The setup: You run a retail marketplace business (like Amazon) and you have a seller account (group) for one of your sellers, John. Each time we sell one of John’s items we move money into John’s seller group to await payout. In order to help avoid fraud, and reduce operating costs, we don’t allow any money to be paid out to John until three days after the sale. This gives us time to hopefully get notified of fraud from the credit card company, and also allows us not to pay out for cancelled or returned orders.
John made the following sales over the last week:
- S1 : $100 five days ago
- S2 : $500 three days ago
- S3 : $2,500 today
- S4 : $7,500 today
- Balance : $10,600
The payout
Now we need to make a payout from John’s account. However, the vast majority of money in John’s account is not eligible for payout . Thus, the “I don’t care” strategy isn’t going to work well here. Our business rules are clear we need at least a 3 day wait. So instead of just saying “give me $600” we’ll take a couple steps to make sure we get the right money.
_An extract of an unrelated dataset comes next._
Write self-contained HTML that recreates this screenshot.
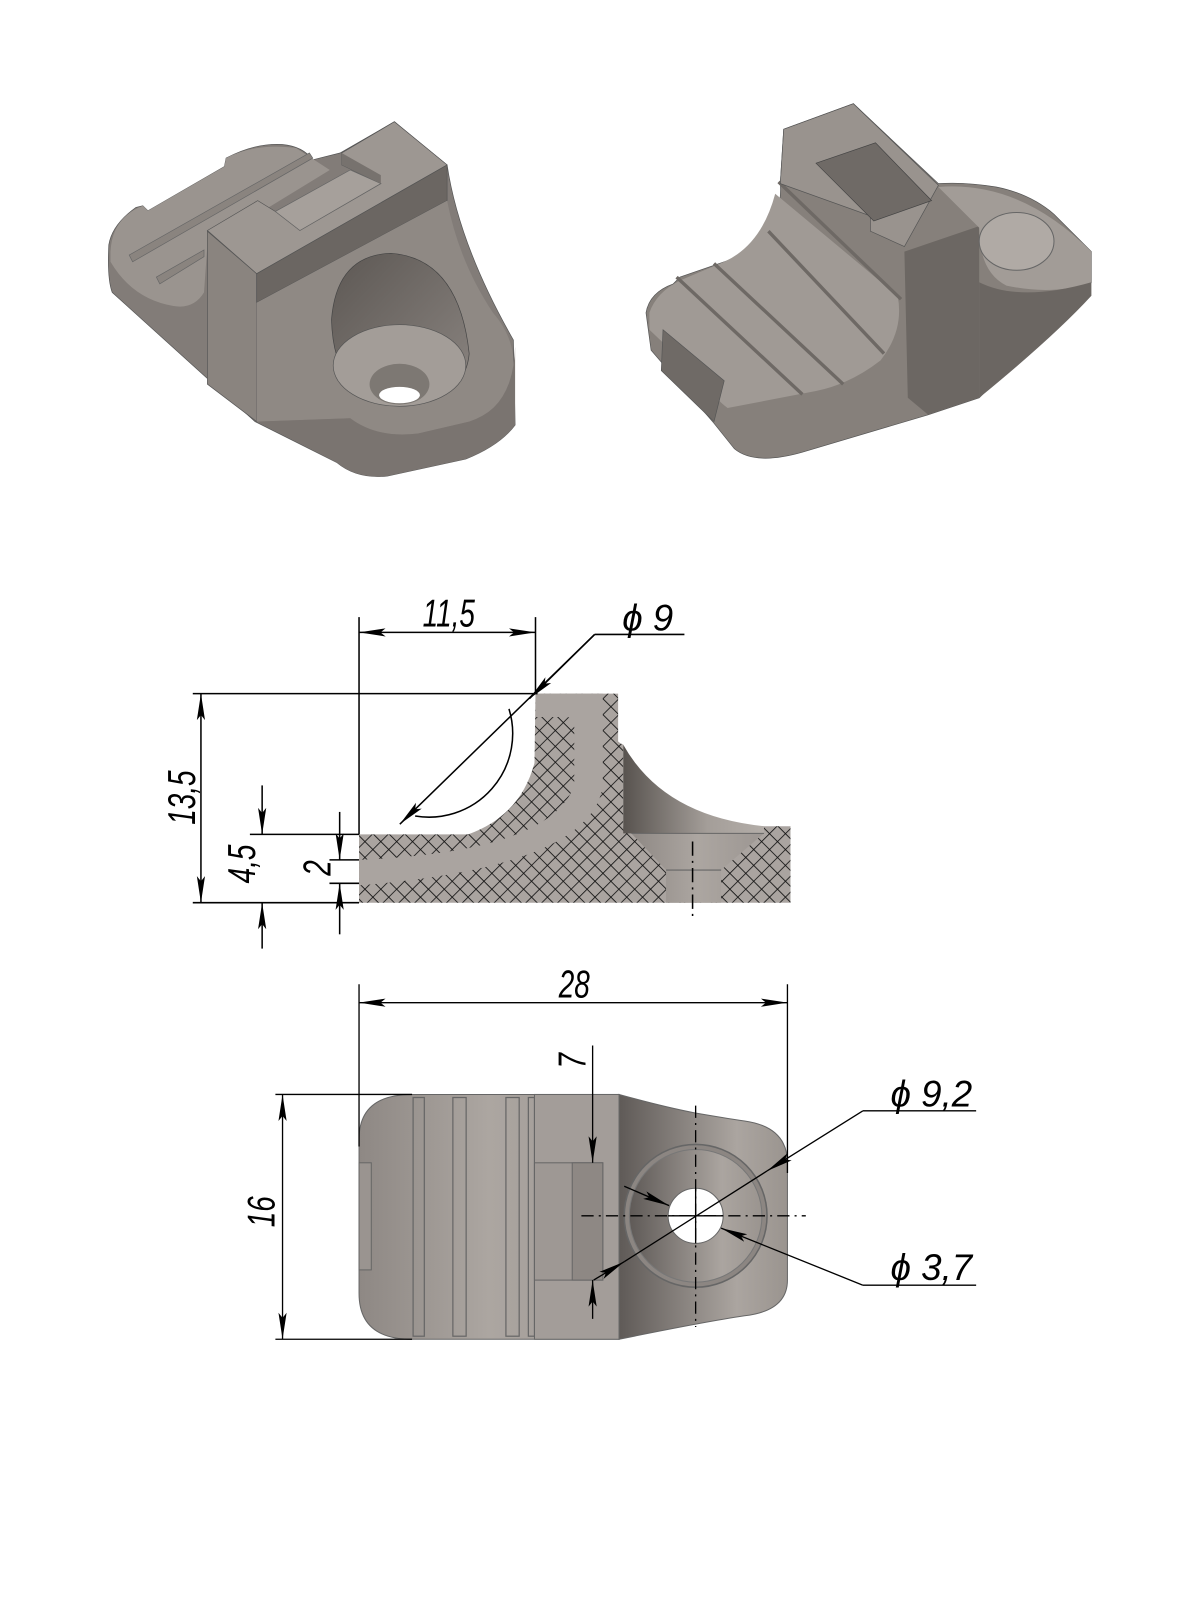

- Get the balance of John’s seller group
- Filter the balance to only include money that is at least 3 days old
- Withdraw the amount we want to pay out from the filtered balance
This approach gives us the best of both worlds. We can still treat John’s account like a bucket of money, but we can also enforce our business rules by filtering the balance before we withdraw. This is a really common pattern in String Theory, and it’s one of the reasons it’s so powerful.
Direct choice
Section titled “Direct choice”Sometimes you’ll want to choose specific pieces of money directly. This is the most powerful, but also the most complex way to withdraw money. It’s useful when you need to enforce very specific business rules, or when you need to make sure that certain pieces of money are used for specific purposes.
For example, let’s say you have a grant that can only be used for science education. You might want to make sure that the grant money is only used for that purpose. In this case, you would want to choose the specific pieces of money that came from the grant, and make sure they are only used for science education.
This is where String Theory’s uniquely-identifiable trait really shines. You can target specific pieces of money by their unique id, and make sure they are used for the right purpose. This is not possible in other ledgers, because they don’t maintain the identity of individual pieces of money.
Conclusion
Section titled “Conclusion”Deterministic attribution is a powerful property that allows you to track money through your system with perfect accuracy. It’s not just about being able to trace money back to its origin, it’s about being able to make informed decisions about how money is used in your system.
String Theory is the only modern ledger system that provides this level of attribution. It’s a key part of what makes String Theory so powerful, and it’s one of the reasons why it’s the best choice for businesses that need to track money with perfect accuracy.